If you’d like to generate text only, you can specify that when sending the
response.create
client event, as shown below
I don’t think that’s the case at all based on the quote here and the surrounding documentation. It seems pretty explicit to me. They’re saying you can generate (text), (audio), or (audio and text) responses. It wouldn’t make any sense to me that they’d allow disabling of incoming (not outgoing) audio, but you still pay for it; At that point, you could just have the audio coming in but then either decide to play or discard it in your client, as there’d be no difference in cost in that case (which again, I don’t think is what we’re dealing with thankfully.)
I got the realtime client working, and then I was immediately like “oh crap, I’m not going to want to listen to this thing all the time.” And sometimes text output makes sense for a lot of reasons like showing code or displaying a weather forecast or whatever else (though I suppose that last one could be done in a function call.)
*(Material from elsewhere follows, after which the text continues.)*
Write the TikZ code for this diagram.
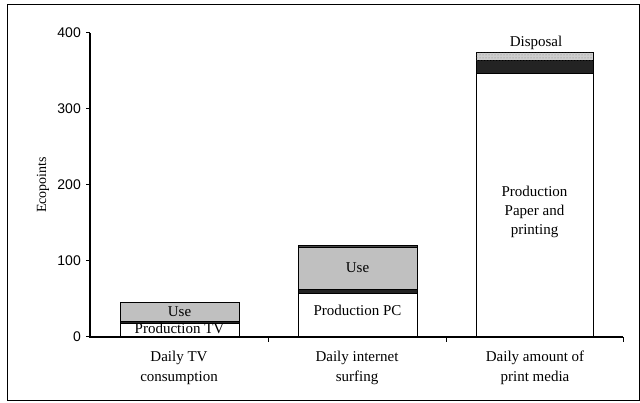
\documentclass[tikz,border=0pt]{standalone}
\usepackage{fontspec}
\setmainfont{Liberation Serif}
\setsansfont{Liberation Sans}
\usepackage{tikz}
\usetikzlibrary{patterns}
\definecolor{usegray}{RGB}{192, 192, 192}
\definecolor{dispgray}{RGB}{205, 205, 205}
\definecolor{darkband}{RGB}{35, 35, 35}
\definecolor{topband}{RGB}{70, 70, 70}

\begin{document}
\begin{tikzpicture}[x=1pt, y=1pt,
  seg/.style={draw=black, line width=0.8pt},
  barlab/.style={font=\fontsize{15}{19}\selectfont, align=center, inner sep=0pt},
  catlab/.style={font=\fontsize{15}{20}\selectfont, align=center, inner sep=0pt},
  ticklab/.style={font=\sffamily\fontsize{14}{14}\selectfont, anchor=east, inner sep=0pt}
]
  \useasboundingbox (0,0) rectangle (640,403);
  \draw[line width=1pt] (7,2) rectangle (639.5,398);

  \begin{scope}[shift={(0pt,66pt)}, y=0.76pt]
    % TV
    \filldraw[seg, fill=white] (120,0) rectangle (239,18);
    \filldraw[seg, fill=darkband] (120,18) rectangle (239,21);
    \filldraw[seg, fill=usegray] (120,21) rectangle (239,45);
    % internet
    \filldraw[seg, fill=white] (298,0) rectangle (417,58);
    \filldraw[seg, fill=darkband] (298,58) rectangle (417,62);
    \filldraw[seg, fill=usegray] (298,62) rectangle (417,118);
    \filldraw[seg, fill=topband] (298,118) rectangle (417,121);
    % print media
    \filldraw[seg, fill=white] (476,0) rectangle (593,347);
    \filldraw[seg, fill=darkband] (476,347) rectangle (593,364);
    \filldraw[seg, fill=dispgray] (476,364) rectangle (593,374);
    \fill[pattern=dots, pattern color=gray] (476,364) rectangle (593,374);

    % axes
    \draw[line width=1.1pt] (90,400) -- (90,0) -- (623,0);
    \foreach \v in {0,100,...,400} {
      \draw[line width=1pt] (86,\v) -- (90,\v);
      \node[ticklab] (tick\v) at (81,\v) {\v};
    }
    \foreach \x in {268,446,623}
      \draw[line width=1pt] (\x,0) -- (\x,-7);

    \node[barlab] (useTV) at (179.5,33) {Use};
    \node[barlab] (prodTV) at (179.5,11) {Production TV};
    \node[barlab] (useWeb) at (357.5,91) {Use};
    \node[barlab] (prodWeb) at (357.5,35) {Production PC};
    \node[barlab] (prodPrint) at (534.5,164) {Production\\Paper and\\printing};
    \node[barlab] (dispPrint) at (536,387) {Disposal};
  \end{scope}

  \node[font=\fontsize{14}{14}\selectfont, rotate=90, inner sep=0pt] (ylab) at (43,218) {Ecopoints};
  \node[catlab] (catTV) at (179,35) {Daily TV\\consumption};
  \node[catlab] (catWeb) at (357,35) {Daily internet\\surfing};
  \node[catlab] (catPrint) at (535,35) {Daily amount of\\print media};
\end{tikzpicture}
\end{document}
I’m going to try this out this evening and report back. Hoping to have good news. So far, I’m happy to find someone else who wants to do something similar.
But I suppose this is purely conversational, since I just asked it to send me a message with some TypeScript code and it told me that it can’t do that.
Regarding this, I’d be hesitant to accept this based on this alone, and there’s some playing around I’d do to kinda flesh this out:
The model may or may not behave differently if you explicitly disable audio; if it doesn’t know it’s engaging via audio, it might ditch some of the clean-up necessary when engaging with audio (say the “degrees” symbol out loud or replace “35” with “thirty-five” for example.) If it does behave differently, that’s an interesting pointer that there might be some additional behind-the-scenes prompting happening
I’d be curious how providing a tool such as “display_text” or “display_code” would perform; You could tell it to display the code and it could call that tool, and that tool in your client could then spit out whatever the model feeds in. Return a simple success/fail from the tool and modify your prompt to ensure the LLM doesn’t yammer on about whatever was returned by that tool. That would also definitely side-step the audio token cost for that portion of things.
Building on top of the tool/function call idea, I’m curious about how providing a tool that points to another LLM that is text-only might work;
Confirmed:
setting the session to text modality does not generate any outbound audio at all. I ran up $1.00 in inbound audio costs, and nothing at all showed for the month in outbound audio.
I waited a bit, and then switched back to audio and text, and saw the audio usage and cost show up for that conversation only later.
Not entirely sure why someone would think you can’t disable the audio output, but I’m pleased to say that they were incorrect.